_PROBLEM REQUIREMENTS_
Please write out the material below exactly as given.

_DATA LINES_
---*---

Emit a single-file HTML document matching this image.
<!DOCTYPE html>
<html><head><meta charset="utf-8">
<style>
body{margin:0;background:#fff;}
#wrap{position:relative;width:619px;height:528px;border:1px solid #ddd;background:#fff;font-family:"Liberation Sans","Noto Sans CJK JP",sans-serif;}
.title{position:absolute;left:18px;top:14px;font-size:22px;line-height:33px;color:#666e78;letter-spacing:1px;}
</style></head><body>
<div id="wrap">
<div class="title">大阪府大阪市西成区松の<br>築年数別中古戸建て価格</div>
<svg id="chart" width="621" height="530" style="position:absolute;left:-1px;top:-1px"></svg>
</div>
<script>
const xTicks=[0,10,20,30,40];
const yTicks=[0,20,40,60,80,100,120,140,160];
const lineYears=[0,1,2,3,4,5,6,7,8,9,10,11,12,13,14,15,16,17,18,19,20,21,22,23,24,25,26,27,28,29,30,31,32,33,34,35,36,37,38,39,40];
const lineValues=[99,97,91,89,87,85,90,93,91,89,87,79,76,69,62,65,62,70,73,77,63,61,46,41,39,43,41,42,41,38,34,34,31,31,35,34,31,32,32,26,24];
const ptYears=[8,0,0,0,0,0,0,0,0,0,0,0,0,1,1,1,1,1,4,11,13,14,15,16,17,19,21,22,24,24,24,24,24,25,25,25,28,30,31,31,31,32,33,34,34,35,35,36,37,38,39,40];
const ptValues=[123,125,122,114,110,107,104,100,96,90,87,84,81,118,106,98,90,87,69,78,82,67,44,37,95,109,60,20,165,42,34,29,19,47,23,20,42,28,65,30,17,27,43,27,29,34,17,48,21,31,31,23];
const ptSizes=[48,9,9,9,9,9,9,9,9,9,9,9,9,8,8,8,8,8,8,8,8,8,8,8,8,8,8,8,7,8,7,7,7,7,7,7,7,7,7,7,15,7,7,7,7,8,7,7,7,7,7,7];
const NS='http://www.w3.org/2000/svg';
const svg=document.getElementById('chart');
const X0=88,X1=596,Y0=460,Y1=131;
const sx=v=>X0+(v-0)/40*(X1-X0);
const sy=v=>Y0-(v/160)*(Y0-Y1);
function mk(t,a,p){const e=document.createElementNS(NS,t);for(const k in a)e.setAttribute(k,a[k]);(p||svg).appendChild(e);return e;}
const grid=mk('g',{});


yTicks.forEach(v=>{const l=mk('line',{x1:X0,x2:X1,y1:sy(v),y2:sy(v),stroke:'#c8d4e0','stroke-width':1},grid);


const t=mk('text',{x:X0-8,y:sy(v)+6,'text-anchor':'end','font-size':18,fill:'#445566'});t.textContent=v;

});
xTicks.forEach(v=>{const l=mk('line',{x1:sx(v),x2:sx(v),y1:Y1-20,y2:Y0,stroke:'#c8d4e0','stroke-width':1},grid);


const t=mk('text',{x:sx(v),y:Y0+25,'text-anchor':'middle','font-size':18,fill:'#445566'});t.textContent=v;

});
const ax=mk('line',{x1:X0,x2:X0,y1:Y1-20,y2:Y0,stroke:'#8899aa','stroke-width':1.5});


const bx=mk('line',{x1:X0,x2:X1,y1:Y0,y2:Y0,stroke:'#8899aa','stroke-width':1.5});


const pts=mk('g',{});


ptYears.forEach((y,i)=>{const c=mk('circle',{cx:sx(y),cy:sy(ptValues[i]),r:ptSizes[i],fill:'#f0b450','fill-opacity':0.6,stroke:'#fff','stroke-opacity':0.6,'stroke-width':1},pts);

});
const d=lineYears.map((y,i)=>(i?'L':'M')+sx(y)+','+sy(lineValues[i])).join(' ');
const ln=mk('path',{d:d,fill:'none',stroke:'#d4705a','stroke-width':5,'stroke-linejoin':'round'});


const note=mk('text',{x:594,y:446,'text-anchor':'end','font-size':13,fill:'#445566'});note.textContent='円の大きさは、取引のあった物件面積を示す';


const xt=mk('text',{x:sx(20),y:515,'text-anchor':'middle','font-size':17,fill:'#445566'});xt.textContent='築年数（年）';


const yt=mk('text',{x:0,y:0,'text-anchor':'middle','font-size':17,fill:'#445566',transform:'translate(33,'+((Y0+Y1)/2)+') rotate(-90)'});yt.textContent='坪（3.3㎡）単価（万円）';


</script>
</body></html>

---*---

_SOLUTION_
Emit a single-file HTML document matching this image.
<!DOCTYPE html>
<html><head><meta charset="utf-8">
<style>
body{margin:0;background:#fff;}
#wrap{position:relative;width:619px;height:528px;border:1px solid #ddd;background:#fff;font-family:"Liberation Sans","Noto Sans CJK JP",sans-serif;}
.title{position:absolute;left:18px;top:14px;font-size:22px;line-height:33px;color:#666e78;letter-spacing:1px;}
</style></head><body>
<div id="wrap">
<div class="title">大阪府大阪市西成区松の<br>築年数別中古戸建て価格</div>
<svg id="chart" width="621" height="530" style="position:absolute;left:-1px;top:-1px"></svg>
</div>
<script>
const xTicks=[0,10,20,30,40];
const yTicks=[0,20,40,60,80,100,120,140,160];
const lineYears=[0,1,2,3,4,5,6,7,8,9,10,11,12,13,14,15,16,17,18,19,20,21,22,23,24,25,26,27,28,29,30,31,32,33,34,35,36,37,38,39,40];
const lineValues=[99,97,91,89,87,85,90,93,91,89,87,79,76,69,62,65,62,70,73,77,63,61,46,41,39,43,41,42,41,38,34,34,31,31,35,34,31,32,32,26,24];
const ptYears=[8,0,0,0,0,0,0,0,0,0,0,0,0,1,1,1,1,1,4,11,13,14,15,16,17,19,21,22,24,24,24,24,24,25,25,25,28,30,31,31,31,32,33,34,34,35,35,36,37,38,39,40];
const ptValues=[123,125,122,114,110,107,104,100,96,90,87,84,81,118,106,98,90,87,69,78,82,67,44,37,95,109,60,20,165,42,34,29,19,47,23,20,42,28,65,30,17,27,43,27,29,34,17,48,21,31,31,23];
const ptSizes=[48,9,9,9,9,9,9,9,9,9,9,9,9,8,8,8,8,8,8,8,8,8,8,8,8,8,8,8,7,8,7,7,7,7,7,7,7,7,7,7,15,7,7,7,7,8,7,7,7,7,7,7];
const NS='http://www.w3.org/2000/svg';
const svg=document.getElementById('chart');
const X0=88,X1=596,Y0=460,Y1=131;
const sx=v=>X0+(v-0)/40*(X1-X0);
const sy=v=>Y0-(v/160)*(Y0-Y1);
function mk(t,a,p){const e=document.createElementNS(NS,t);for(const k in a)e.setAttribute(k,a[k]);(p||svg).appendChild(e);return e;}
const grid=mk('g',{});


yTicks.forEach(v=>{const l=mk('line',{x1:X0,x2:X1,y1:sy(v),y2:sy(v),stroke:'#c8d4e0','stroke-width':1},grid);


const t=mk('text',{x:X0-8,y:sy(v)+6,'text-anchor':'end','font-size':18,fill:'#445566'});t.textContent=v;

});
xTicks.forEach(v=>{const l=mk('line',{x1:sx(v),x2:sx(v),y1:Y1-20,y2:Y0,stroke:'#c8d4e0','stroke-width':1},grid);


const t=mk('text',{x:sx(v),y:Y0+25,'text-anchor':'middle','font-size':18,fill:'#445566'});t.textContent=v;

});
const ax=mk('line',{x1:X0,x2:X0,y1:Y1-20,y2:Y0,stroke:'#8899aa','stroke-width':1.5});


const bx=mk('line',{x1:X0,x2:X1,y1:Y0,y2:Y0,stroke:'#8899aa','stroke-width':1.5});


const pts=mk('g',{});


ptYears.forEach((y,i)=>{const c=mk('circle',{cx:sx(y),cy:sy(ptValues[i]),r:ptSizes[i],fill:'#f0b450','fill-opacity':0.6,stroke:'#fff','stroke-opacity':0.6,'stroke-width':1},pts);

});
const d=lineYears.map((y,i)=>(i?'L':'M')+sx(y)+','+sy(lineValues[i])).join(' ');
const ln=mk('path',{d:d,fill:'none',stroke:'#d4705a','stroke-width':5,'stroke-linejoin':'round'});


const note=mk('text',{x:594,y:446,'text-anchor':'end','font-size':13,fill:'#445566'});note.textContent='円の大きさは、取引のあった物件面積を示す';


const xt=mk('text',{x:sx(20),y:515,'text-anchor':'middle','font-size':17,fill:'#445566'});xt.textContent='築年数（年）';


const yt=mk('text',{x:0,y:0,'text-anchor':'middle','font-size':17,fill:'#445566',transform:'translate(33,'+((Y0+Y1)/2)+') rotate(-90)'});yt.textContent='坪（3.3㎡）単価（万円）';


</script>
</body></html>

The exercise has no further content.